- [The request]:
Every line of the listing must be reproduced as it stands. Leave the images behind.
◆ ◆ ◆ ◆
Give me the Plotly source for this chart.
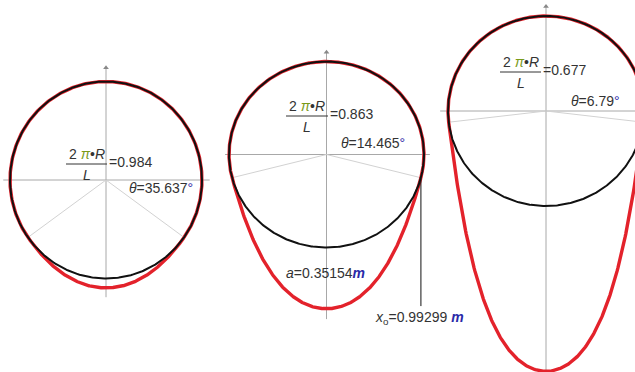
import numpy as np
import plotly.graph_objects as go

# Loop of length L wrapped over a cylinder of radius R: circular arc on top,
# catenary sag below, tangent to the circle at the angle theta under the horizontal.
ratios = ["0.984", "0.863", "0.677"]          # 2*pi*R / L
thetas_deg = [35.637, 14.465, 6.79]           # contact angle below horizontal
a_value = "0.35154"                           # catenary parameter (third loop)
xo_value = "0.99299"                          # contact abscissa (third loop)

W, H = 635, 372
# panel centre (px) and px-per-unit scales
centers = [(106, 180), (326.5, 154.5), (546, 111)]
scales = [(96, 98.5), (97.5, 93), (98, 95)]
# extent of the reference axes in panel units: (x_left, x_right, y_bottom, y_top)
axis_ext = [(-1.07, 1.08, -1.19, 1.14), (-1.04, 1.06, -1.77, 1.10), (-1.08, 1.12, -2.85, 1.10)]

RED = "#e3222b"
BLACK = "#111111"
AXIS = "#a8a8a8"
RAY = "#d2d2d2"
TXT = "#333333"
BLUE = "#2a2aa8"
FONT = "Liberation Sans, Arial, sans-serif"

fig = go.Figure()


def ax_names(k):
    return ("x" if k == 0 else f"x{k+1}", "y" if k == 0 else f"y{k+1}")


for k, th_deg in enumerate(thetas_deg):
    xa, ya = ax_names(k)
    th = np.radians(th_deg)
    xc, yc = np.cos(th), -np.sin(th)

    # catenary tangent to the circle at (+-xc, yc)
    a = xc / np.arcsinh(1.0 / np.tan(th))
    xs = np.linspace(-xc, xc, 300)
    ys = yc + a * (np.cosh(xs / a) - np.cosh(xc / a))

    # arc over the top from the right contact to the left contact
    phi = np.linspace(-th, np.pi + th, 400)
    loop_x = np.concatenate([np.cos(phi), xs])
    loop_y = np.concatenate([np.sin(phi), ys])
    loop_x = np.append(loop_x, loop_x[0])
    loop_y = np.append(loop_y, loop_y[0])

    xl, xr, yb, yt = axis_ext[k]
    # coordinate axes
    fig.add_trace(go.Scatter(x=[xl, xr], y=[0, 0], mode="lines",
                             line=dict(color=AXIS, width=1), xaxis=xa, yaxis=ya))
    fig.add_trace(go.Scatter(x=[0, 0], y=[yb, yt], mode="lines",
                             line=dict(color=AXIS, width=1), xaxis=xa, yaxis=ya))
    fig.add_trace(go.Scatter(x=[0], y=[yt], mode="markers",
                             marker=dict(symbol="triangle-up", size=5, color="#888888"),
                             xaxis=xa, yaxis=ya))
    # rays to the contact points
    fig.add_trace(go.Scatter(x=[-xc, 0, xc], y=[yc, 0, yc], mode="lines",
                             line=dict(color=RAY, width=1), xaxis=xa, yaxis=ya))
    # rope loop and the cylinder
    fig.add_trace(go.Scatter(x=loop_x, y=loop_y, mode="lines",
                             line=dict(color=RED, width=3.4), xaxis=xa, yaxis=ya))
    circ = np.linspace(0, 2 * np.pi, 500)
    fig.add_trace(go.Scatter(x=np.cos(circ), y=np.sin(circ), mode="lines",
                             line=dict(color=BLACK, width=2), xaxis=xa, yaxis=ya))

    if k == 1:
        # leader line dropped from the right contact point
        fig.add_trace(go.Scatter(x=[xc, xc], y=[yc, -1.63], mode="lines",
                                 line=dict(color=BLACK, width=1), xaxis=xa, yaxis=ya))

layout_axes = {}
for k in range(3):
    cx, cy = centers[k]
    sx, sy = scales[k]
    xr_ = [(0 - cx) / sx, (W - cx) / sx]
    yr_ = [-(H - cy) / sy, cy / sy]
    xkey = "xaxis" if k == 0 else f"xaxis{k+1}"
    ykey = "yaxis" if k == 0 else f"yaxis{k+1}"
    xd = dict(range=xr_, visible=False, domain=[0, 1], fixedrange=True)
    yd = dict(range=yr_, visible=False, domain=[0, 1], fixedrange=True)
    if k > 0:
        xd["overlaying"] = "x"
        yd["overlaying"] = "y"
        xd["anchor"] = f"y{k+1}"
        yd["anchor"] = f"x{k+1}"
    layout_axes[xkey] = xd
    layout_axes[ykey] = yd


def P(px, py):
    return px / W, 1 - py / H


annotations = []
shapes = []


def txt(px, py, text, anchor="center", size=14):
    x, y = P(px, py)
    annotations.append(dict(x=x, y=y, xref="paper", yref="paper", text=text,
                            showarrow=False, xanchor=anchor, yanchor="middle",
                            font=dict(family=FONT, size=size, color=TXT)))


# fraction blocks: (bar left, bar right, bar y)
frac_pos = [(66, 107, 164), (286, 328, 116), (500, 541, 72)]
theta_pos = [(127, 188), (339, 143), (569, 101)]
num = "2 <span style='color:#7a9a1a'><i>π</i></span>•<i>R</i>"
for k in range(3):
    x0, x1, yb = frac_pos[k]
    mid = (x0 + x1) / 2
    txt(mid, yb - 10, num)
    txt(mid, yb + 11, "<i>L</i>")
    txt(x1, yb - 2, "=" + ratios[k], anchor="left")
    bx0, by = P(x0, yb)
    bx1, _ = P(x1, yb)
    shapes.append(dict(type="line", xref="paper", yref="paper", x0=bx0, x1=bx1,
                       y0=by, y1=by, line=dict(color=TXT, width=1)))
    tx, ty = theta_pos[k]
    theta_str = f"{thetas_deg[k]:g}"
    txt(tx, ty, f"<i>θ</i>={theta_str}<span style='color:{BLUE}'>°</span>", anchor="left")

txt(284, 273, f"<i>a</i>={a_value}<b><i><span style='color:{BLUE}'>m</span></i></b>", anchor="left")
txt(373, 318, f"<i>x</i><sub>o</sub>={xo_value} <b><i><span style='color:{BLUE}'>m</span></i></b>", anchor="left")

fig.update_layout(
    width=W, height=H,
    margin=dict(l=0, r=0, t=0, b=0),
    paper_bgcolor="white", plot_bgcolor="white",
    showlegend=False,
    annotations=annotations, shapes=shapes,
    **layout_axes,
)

fig.write_html("out.html")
◆ ◆ ◆ ◆
- [Result of the exercise]:
Give me the Plotly source for this chart.
import numpy as np
import plotly.graph_objects as go

# Loop of length L wrapped over a cylinder of radius R: circular arc on top,
# catenary sag below, tangent to the circle at the angle theta under the horizontal.
ratios = ["0.984", "0.863", "0.677"]          # 2*pi*R / L
thetas_deg = [35.637, 14.465, 6.79]           # contact angle below horizontal
a_value = "0.35154"                           # catenary parameter (third loop)
xo_value = "0.99299"                          # contact abscissa (third loop)

W, H = 635, 372
# panel centre (px) and px-per-unit scales
centers = [(106, 180), (326.5, 154.5), (546, 111)]
scales = [(96, 98.5), (97.5, 93), (98, 95)]
# extent of the reference axes in panel units: (x_left, x_right, y_bottom, y_top)
axis_ext = [(-1.07, 1.08, -1.19, 1.14), (-1.04, 1.06, -1.77, 1.10), (-1.08, 1.12, -2.85, 1.10)]

RED = "#e3222b"
BLACK = "#111111"
AXIS = "#a8a8a8"
RAY = "#d2d2d2"
TXT = "#333333"
BLUE = "#2a2aa8"
FONT = "Liberation Sans, Arial, sans-serif"

fig = go.Figure()


def ax_names(k):
    return ("x" if k == 0 else f"x{k+1}", "y" if k == 0 else f"y{k+1}")


for k, th_deg in enumerate(thetas_deg):
    xa, ya = ax_names(k)
    th = np.radians(th_deg)
    xc, yc = np.cos(th), -np.sin(th)

    # catenary tangent to the circle at (+-xc, yc)
    a = xc / np.arcsinh(1.0 / np.tan(th))
    xs = np.linspace(-xc, xc, 300)
    ys = yc + a * (np.cosh(xs / a) - np.cosh(xc / a))

    # arc over the top from the right contact to the left contact
    phi = np.linspace(-th, np.pi + th, 400)
    loop_x = np.concatenate([np.cos(phi), xs])
    loop_y = np.concatenate([np.sin(phi), ys])
    loop_x = np.append(loop_x, loop_x[0])
    loop_y = np.append(loop_y, loop_y[0])

    xl, xr, yb, yt = axis_ext[k]
    # coordinate axes
    fig.add_trace(go.Scatter(x=[xl, xr], y=[0, 0], mode="lines",
                             line=dict(color=AXIS, width=1), xaxis=xa, yaxis=ya))
    fig.add_trace(go.Scatter(x=[0, 0], y=[yb, yt], mode="lines",
                             line=dict(color=AXIS, width=1), xaxis=xa, yaxis=ya))
    fig.add_trace(go.Scatter(x=[0], y=[yt], mode="markers",
                             marker=dict(symbol="triangle-up", size=5, color="#888888"),
                             xaxis=xa, yaxis=ya))
    # rays to the contact points
    fig.add_trace(go.Scatter(x=[-xc, 0, xc], y=[yc, 0, yc], mode="lines",
                             line=dict(color=RAY, width=1), xaxis=xa, yaxis=ya))
    # rope loop and the cylinder
    fig.add_trace(go.Scatter(x=loop_x, y=loop_y, mode="lines",
                             line=dict(color=RED, width=3.4), xaxis=xa, yaxis=ya))
    circ = np.linspace(0, 2 * np.pi, 500)
    fig.add_trace(go.Scatter(x=np.cos(circ), y=np.sin(circ), mode="lines",
                             line=dict(color=BLACK, width=2), xaxis=xa, yaxis=ya))

    if k == 1:
        # leader line dropped from the right contact point
        fig.add_trace(go.Scatter(x=[xc, xc], y=[yc, -1.63], mode="lines",
                                 line=dict(color=BLACK, width=1), xaxis=xa, yaxis=ya))

layout_axes = {}
for k in range(3):
    cx, cy = centers[k]
    sx, sy = scales[k]
    xr_ = [(0 - cx) / sx, (W - cx) / sx]
    yr_ = [-(H - cy) / sy, cy / sy]
    xkey = "xaxis" if k == 0 else f"xaxis{k+1}"
    ykey = "yaxis" if k == 0 else f"yaxis{k+1}"
    xd = dict(range=xr_, visible=False, domain=[0, 1], fixedrange=True)
    yd = dict(range=yr_, visible=False, domain=[0, 1], fixedrange=True)
    if k > 0:
        xd["overlaying"] = "x"
        yd["overlaying"] = "y"
        xd["anchor"] = f"y{k+1}"
        yd["anchor"] = f"x{k+1}"
    layout_axes[xkey] = xd
    layout_axes[ykey] = yd


def P(px, py):
    return px / W, 1 - py / H


annotations = []
shapes = []


def txt(px, py, text, anchor="center", size=14):
    x, y = P(px, py)
    annotations.append(dict(x=x, y=y, xref="paper", yref="paper", text=text,
                            showarrow=False, xanchor=anchor, yanchor="middle",
                            font=dict(family=FONT, size=size, color=TXT)))


# fraction blocks: (bar left, bar right, bar y)
frac_pos = [(66, 107, 164), (286, 328, 116), (500, 541, 72)]
theta_pos = [(127, 188), (339, 143), (569, 101)]
num = "2 <span style='color:#7a9a1a'><i>π</i></span>•<i>R</i>"
for k in range(3):
    x0, x1, yb = frac_pos[k]
    mid = (x0 + x1) / 2
    txt(mid, yb - 10, num)
    txt(mid, yb + 11, "<i>L</i>")
    txt(x1, yb - 2, "=" + ratios[k], anchor="left")
    bx0, by = P(x0, yb)
    bx1, _ = P(x1, yb)
    shapes.append(dict(type="line", xref="paper", yref="paper", x0=bx0, x1=bx1,
                       y0=by, y1=by, line=dict(color=TXT, width=1)))
    tx, ty = theta_pos[k]
    theta_str = f"{thetas_deg[k]:g}"
    txt(tx, ty, f"<i>θ</i>={theta_str}<span style='color:{BLUE}'>°</span>", anchor="left")

txt(284, 273, f"<i>a</i>={a_value}<b><i><span style='color:{BLUE}'>m</span></i></b>", anchor="left")
txt(373, 318, f"<i>x</i><sub>o</sub>={xo_value} <b><i><span style='color:{BLUE}'>m</span></i></b>", anchor="left")

fig.update_layout(
    width=W, height=H,
    margin=dict(l=0, r=0, t=0, b=0),
    paper_bgcolor="white", plot_bgcolor="white",
    showlegend=False,
    annotations=annotations, shapes=shapes,
    **layout_axes,
)

fig.write_html("out.html")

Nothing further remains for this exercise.